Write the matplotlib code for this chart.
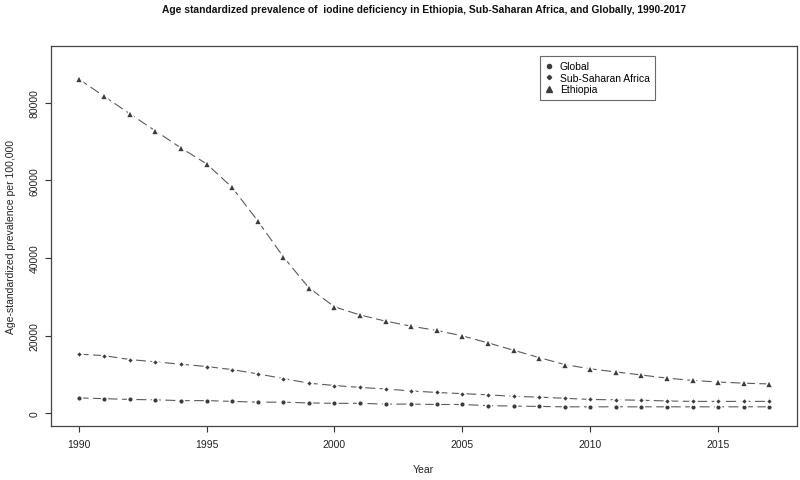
#!/usr/bin/env python3

import numpy as np
import matplotlib
matplotlib.use("Agg")
import matplotlib.pyplot as plt

plt.rcParams['font.family'] = ['Liberation Sans', 'DejaVu Sans']

# values (prevalence per 100,000)
years = list(range(1990, 2018))
ethiopia = [86200, 81700, 77200, 72800, 68400, 64300, 58200, 49600, 40300, 32300,
            27400, 25300, 23700, 22400, 21300, 19900, 18100, 16200, 14300, 12500,
            11400, 10600, 9800, 9000, 8400, 8000, 7700, 7500]
ssa = [15200, 14800, 13800, 13200, 12600, 12000, 11200, 10100, 8900, 7700,
       7100, 6600, 6200, 5700, 5300, 5000, 4700, 4300, 4100, 3800,
       3500, 3400, 3300, 3100, 3000, 3000, 3000, 3000]
glob = [3900, 3700, 3500, 3400, 3200, 3200, 3000, 2800, 2800, 2600,
        2500, 2500, 2300, 2300, 2200, 2200, 1900, 1800, 1700, 1600,
        1600, 1600, 1600, 1600, 1600, 1600, 1600, 1600]

x_ticks = [1990, 1995, 2000, 2005, 2010, 2015]
y_ticks = [0, 20000, 40000, 60000, 80000]

title = "Age standardized prevalence of  iodine deficiency in Ethiopia, Sub-Saharan Africa, and Globally, 1990-2017"

W, H = 800, 481
fig = plt.figure(figsize=(W/100, H/100), dpi=100)
ax = fig.add_axes([51/W, 1 - 427/H, 746/W, 380/H])

mark_col = "#3c3c3c"
line_col = "#5a5a5a"

def series(y, marker, ms, label):
    ax.plot(years, y, color=line_col, lw=0.8, linestyle=(0, (9, 4)), zorder=2)
    ax.plot(years, y, linestyle="none", marker=marker, ms=ms, color=mark_col,
            mec="white", mew=1.2, zorder=3)
    # proxy for legend without halo
    ax.plot([], [], linestyle="none", marker=marker, ms=ms - 1.2, color=mark_col, label=label)

series(glob, "o", 4.2, "Global")
series(ssa, "D", 3.4, "Sub-Saharan Africa")
series(ethiopia, "^", 5.3, "Ethiopia")

ax.set_xlim(1988.92, 2018.08)
ax.set_ylim(-3350, 94700)
ax.set_xticks(x_ticks)
ax.set_yticks(y_ticks)
ax.set_yticklabels([str(v) for v in y_ticks], rotation=90, va="center")
ax.tick_params(axis="both", direction="out", length=4.3, width=0.8, color="#333333",
               labelsize=7.5, labelcolor="#222222")
ax.tick_params(axis="x", pad=5)
ax.tick_params(axis="y", pad=4)
for s in ax.spines.values():
    s.set_color("#444444")
    s.set_linewidth(0.9)

fig.text(424/W, 1 - 10/H, title, ha="center", va="center", fontsize=7.4,
         fontweight="bold", color="#111111")
fig.text(423/W, 1 - 470/H, "Year", ha="center", va="center", fontsize=7.5, color="#222222")
fig.text(11/W, 1 - 237/H, "Age-standardized prevalence per 100,000", rotation=90,
         ha="center", va="center", fontsize=7.5, color="#222222")

leg = ax.legend(loc="upper left", bbox_to_anchor=((540 - 51)/746, (427 - 57)/380),
                fontsize=7.5, frameon=True, fancybox=False, borderpad=0.5,
                handlelength=0.8, handletextpad=0.6, labelspacing=0.15,
                borderaxespad=0)
leg.get_frame().set_edgecolor("#444444")
leg.get_frame().set_linewidth(0.8)

fig.savefig("out.png", dpi=100)
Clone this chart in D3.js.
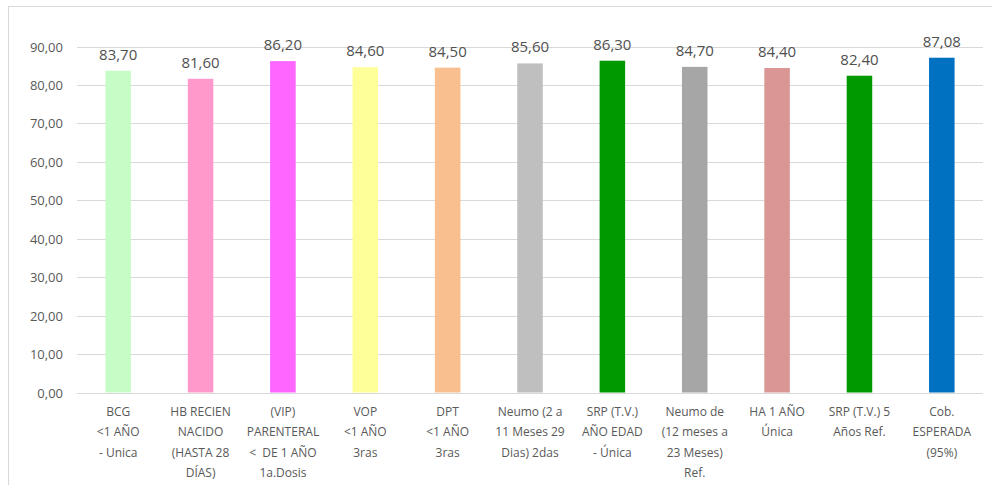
<!DOCTYPE html>
<html><head><meta charset="utf-8">
<script src="https://cdn.jsdelivr.net/npm/d3@7"></script>
<style>body{margin:0;background:#fff}svg{display:block}</style>
</head><body>
<svg id="c" width="992" height="485"></svg>
<script>
const categories = [
  ["BCG","<1 AÑO","- Unica"],
  ["HB RECIEN","NACIDO","(HASTA 28","DÍAS)"],
  ["(VIP)","PARENTERAL","<  DE 1 AÑO","1a.Dosis"],
  ["VOP","<1 AÑO","3ras"],
  ["DPT","<1 AÑO","3ras"],
  ["Neumo (2 a","11 Meses 29","Dias) 2das"],
  ["SRP (T.V.)","AÑO EDAD","- Única"],
  ["Neumo de","(12 meses a","23 Meses)","Ref."],
  ["HA 1 AÑO","Única"],
  ["SRP (T.V.) 5","Años Ref."],
  ["Cob.","ESPERADA","(95%)"]
];
const values = [83.70, 81.60, 86.20, 84.60, 84.50, 85.60, 86.30, 84.70, 84.40, 82.40, 87.08];
const colors = ["#c6fcc6","#ff99cc","#ff66ff","#ffff99","#fabf8f","#bfbfbf","#009900","#a6a6a6","#da9694","#009900","#0070c0"];
const yTicks = [0,10,20,30,40,50,60,70,80,90];

const svg = d3.select("#c");
const font = "'Open Sans', 'Liberation Sans', sans-serif";
svg.append("rect").attr("x",8.5).attr("y",6.5).attr("width",1000).attr("height",500)
  .attr("fill","#fff").attr("stroke","#d9d9d9");

const left = 77, right = 983;
const x = d3.scaleBand().domain(d3.range(values.length)).range([left,right]).paddingInner(0.69).paddingOuter(0.345);
const y = d3.scaleLinear().domain([0,90]).range([392.5,46.5]);

svg.append("g").selectAll("line").data(yTicks).join("line")
  .attr("x1",left).attr("x2",right)
  .attr("y1",d=>Math.round(y(d))+0.5).attr("y2",d=>Math.round(y(d))+0.5)
  .attr("stroke","#d9d9d9").attr("stroke-width",1);

svg.append("g").selectAll("text").data(yTicks).join("text")
  .attr("x",63).attr("y",d=>y(d)+5)
  .attr("text-anchor","end").attr("fill","#595959")
  .style("font-family",font).style("font-size","13px")
  .text(d=>d3.format(".2f")(d).replace(".",","));

svg.append("g").selectAll("rect").data(values).join("rect")
  .attr("x",(d,i)=>x(i)).attr("width",x.bandwidth())
  .attr("y",d=>y(d)).attr("height",d=>y(0)-y(d))
  .attr("fill",(d,i)=>colors[i]);

svg.append("g").selectAll("text").data(values).join("text")
  .attr("x",(d,i)=>x(i)+x.bandwidth()/2).attr("y",d=>y(d)-11)
  .attr("text-anchor","middle").attr("fill","#505050")
  .style("font-family",font).style("font-size","15px")
  .text(d=>d3.format(".2f")(d).replace(".",","));

const lab = svg.append("g").selectAll("text").data(categories).join("text")
  .attr("text-anchor","middle").attr("fill","#595959")
  .style("font-family",font).style("font-size","12px")
  .attr("transform",(d,i)=>`translate(${x(i)+x.bandwidth()/2},0)`);
lab.selectAll("tspan").data(d=>d).join("tspan")
  .attr("x",0).attr("y",(d,j)=>416+j*20.3)
  .style("white-space","pre")
  .text(d=>d);
</script>
</body></html>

- [EXERCISE BRIEF]
Every record above should be written out again exactly; the pictures stay out of the copy.

- [TASK ANSWER]
Write the matplotlib code for this chart.
#!/usr/bin/env python3

import numpy as np
import matplotlib
matplotlib.use("Agg")
import matplotlib.pyplot as plt

plt.rcParams['font.family'] = ['Liberation Sans', 'DejaVu Sans']

# values (prevalence per 100,000)
years = list(range(1990, 2018))
ethiopia = [86200, 81700, 77200, 72800, 68400, 64300, 58200, 49600, 40300, 32300,
            27400, 25300, 23700, 22400, 21300, 19900, 18100, 16200, 14300, 12500,
            11400, 10600, 9800, 9000, 8400, 8000, 7700, 7500]
ssa = [15200, 14800, 13800, 13200, 12600, 12000, 11200, 10100, 8900, 7700,
       7100, 6600, 6200, 5700, 5300, 5000, 4700, 4300, 4100, 3800,
       3500, 3400, 3300, 3100, 3000, 3000, 3000, 3000]
glob = [3900, 3700, 3500, 3400, 3200, 3200, 3000, 2800, 2800, 2600,
        2500, 2500, 2300, 2300, 2200, 2200, 1900, 1800, 1700, 1600,
        1600, 1600, 1600, 1600, 1600, 1600, 1600, 1600]

x_ticks = [1990, 1995, 2000, 2005, 2010, 2015]
y_ticks = [0, 20000, 40000, 60000, 80000]

title = "Age standardized prevalence of  iodine deficiency in Ethiopia, Sub-Saharan Africa, and Globally, 1990-2017"

W, H = 800, 481
fig = plt.figure(figsize=(W/100, H/100), dpi=100)
ax = fig.add_axes([51/W, 1 - 427/H, 746/W, 380/H])

mark_col = "#3c3c3c"
line_col = "#5a5a5a"

def series(y, marker, ms, label):
    ax.plot(years, y, color=line_col, lw=0.8, linestyle=(0, (9, 4)), zorder=2)
    ax.plot(years, y, linestyle="none", marker=marker, ms=ms, color=mark_col,
            mec="white", mew=1.2, zorder=3)
    # proxy for legend without halo
    ax.plot([], [], linestyle="none", marker=marker, ms=ms - 1.2, color=mark_col, label=label)

series(glob, "o", 4.2, "Global")
series(ssa, "D", 3.4, "Sub-Saharan Africa")
series(ethiopia, "^", 5.3, "Ethiopia")

ax.set_xlim(1988.92, 2018.08)
ax.set_ylim(-3350, 94700)
ax.set_xticks(x_ticks)
ax.set_yticks(y_ticks)
ax.set_yticklabels([str(v) for v in y_ticks], rotation=90, va="center")
ax.tick_params(axis="both", direction="out", length=4.3, width=0.8, color="#333333",
               labelsize=7.5, labelcolor="#222222")
ax.tick_params(axis="x", pad=5)
ax.tick_params(axis="y", pad=4)
for s in ax.spines.values():
    s.set_color("#444444")
    s.set_linewidth(0.9)

fig.text(424/W, 1 - 10/H, title, ha="center", va="center", fontsize=7.4,
         fontweight="bold", color="#111111")
fig.text(423/W, 1 - 470/H, "Year", ha="center", va="center", fontsize=7.5, color="#222222")
fig.text(11/W, 1 - 237/H, "Age-standardized prevalence per 100,000", rotation=90,
         ha="center", va="center", fontsize=7.5, color="#222222")

leg = ax.legend(loc="upper left", bbox_to_anchor=((540 - 51)/746, (427 - 57)/380),
                fontsize=7.5, frameon=True, fancybox=False, borderpad=0.5,
                handlelength=0.8, handletextpad=0.6, labelspacing=0.15,
                borderaxespad=0)
leg.get_frame().set_edgecolor("#444444")
leg.get_frame().set_linewidth(0.8)

fig.savefig("out.png", dpi=100)
Clone this chart in D3.js.
<!DOCTYPE html>
<html><head><meta charset="utf-8">
<script src="https://cdn.jsdelivr.net/npm/d3@7"></script>
<style>body{margin:0;background:#fff}svg{display:block}</style>
</head><body>
<svg id="c" width="992" height="485"></svg>
<script>
const categories = [
  ["BCG","<1 AÑO","- Unica"],
  ["HB RECIEN","NACIDO","(HASTA 28","DÍAS)"],
  ["(VIP)","PARENTERAL","<  DE 1 AÑO","1a.Dosis"],
  ["VOP","<1 AÑO","3ras"],
  ["DPT","<1 AÑO","3ras"],
  ["Neumo (2 a","11 Meses 29","Dias) 2das"],
  ["SRP (T.V.)","AÑO EDAD","- Única"],
  ["Neumo de","(12 meses a","23 Meses)","Ref."],
  ["HA 1 AÑO","Única"],
  ["SRP (T.V.) 5","Años Ref."],
  ["Cob.","ESPERADA","(95%)"]
];
const values = [83.70, 81.60, 86.20, 84.60, 84.50, 85.60, 86.30, 84.70, 84.40, 82.40, 87.08];
const colors = ["#c6fcc6","#ff99cc","#ff66ff","#ffff99","#fabf8f","#bfbfbf","#009900","#a6a6a6","#da9694","#009900","#0070c0"];
const yTicks = [0,10,20,30,40,50,60,70,80,90];

const svg = d3.select("#c");
const font = "'Open Sans', 'Liberation Sans', sans-serif";
svg.append("rect").attr("x",8.5).attr("y",6.5).attr("width",1000).attr("height",500)
  .attr("fill","#fff").attr("stroke","#d9d9d9");

const left = 77, right = 983;
const x = d3.scaleBand().domain(d3.range(values.length)).range([left,right]).paddingInner(0.69).paddingOuter(0.345);
const y = d3.scaleLinear().domain([0,90]).range([392.5,46.5]);

svg.append("g").selectAll("line").data(yTicks).join("line")
  .attr("x1",left).attr("x2",right)
  .attr("y1",d=>Math.round(y(d))+0.5).attr("y2",d=>Math.round(y(d))+0.5)
  .attr("stroke","#d9d9d9").attr("stroke-width",1);

svg.append("g").selectAll("text").data(yTicks).join("text")
  .attr("x",63).attr("y",d=>y(d)+5)
  .attr("text-anchor","end").attr("fill","#595959")
  .style("font-family",font).style("font-size","13px")
  .text(d=>d3.format(".2f")(d).replace(".",","));

svg.append("g").selectAll("rect").data(values).join("rect")
  .attr("x",(d,i)=>x(i)).attr("width",x.bandwidth())
  .attr("y",d=>y(d)).attr("height",d=>y(0)-y(d))
  .attr("fill",(d,i)=>colors[i]);

svg.append("g").selectAll("text").data(values).join("text")
  .attr("x",(d,i)=>x(i)+x.bandwidth()/2).attr("y",d=>y(d)-11)
  .attr("text-anchor","middle").attr("fill","#505050")
  .style("font-family",font).style("font-size","15px")
  .text(d=>d3.format(".2f")(d).replace(".",","));

const lab = svg.append("g").selectAll("text").data(categories).join("text")
  .attr("text-anchor","middle").attr("fill","#595959")
  .style("font-family",font).style("font-size","12px")
  .attr("transform",(d,i)=>`translate(${x(i)+x.bandwidth()/2},0)`);
lab.selectAll("tspan").data(d=>d).join("tspan")
  .attr("x",0).attr("y",(d,j)=>416+j*20.3)
  .style("white-space","pre")
  .text(d=>d);
</script>
</body></html>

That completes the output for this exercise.